Without race consciousness, higher education processes favor students with access to improve their schooling: tutors, better schools, and time to dedicate to schooling. This extrapolates across all communities of color.
“The biggest concern is that we live in a society where your racial background still influences your experience and at times the opportunities available for you,” Fiddiman said. “If we don’t consider race as one part of a holistic admissions process, we’ll leave out people who are incredibly intelligent, ambitious, and hard working who might not have had the right opportunities that more privileged classmates had.”
The Harvard case highlights the “model minority myth,” in which Asians outperform other people of color—a narrative used to pit Asians against other races. But Asian isn’t just one identity, and the concerns don’t reflect reality, especially for marginalized communities like Southeast Asians.
“On the facts of the case there’s no merit,” Chen explained. “But at the same time, even if there were, the solutions [Blum’s] calling for—removing race consideration at all—does not address any actual potential issues. It’s not representative of or aligned with what Asian American communities and families want and need.
“It’s a tool of white supremacy that is focused on creating this tension and punishing Black and brown students and creating a dichotomy to use the model minority myth to punish, discipline, and harm particularly Black and brown students and families.”
The consequences won’t stop in higher education.

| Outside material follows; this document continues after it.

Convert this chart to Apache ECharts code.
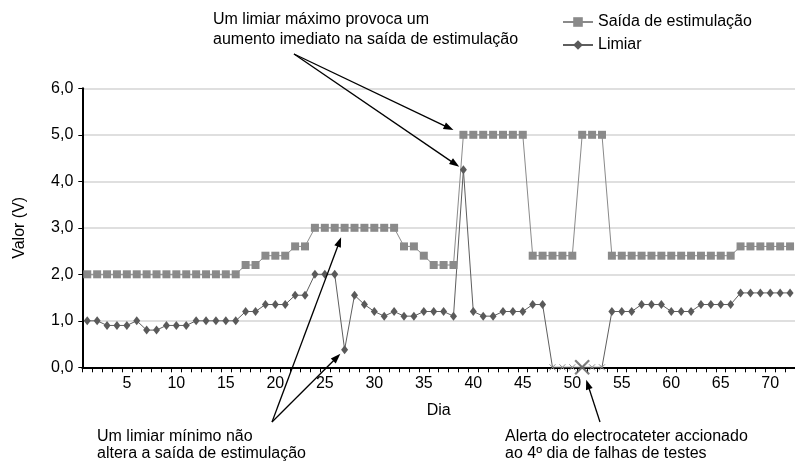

Other admission processes, like high schools or any race conscious practice of education enrollment, could be at risk. Advocates also fear that affinity groups, ethnic studies classes, and any race-specific space could be next. Outside of education, this precedent could be expanded into other areas, like employment, contracting, and even anti-bias training in the workplace.
And it’s not just race: overturning affirmative action could set precedent on other affirmative policies, like those for gender and sex.
The Supreme Court is set to discuss the cases in their second session this fall, which starts Oct. 31.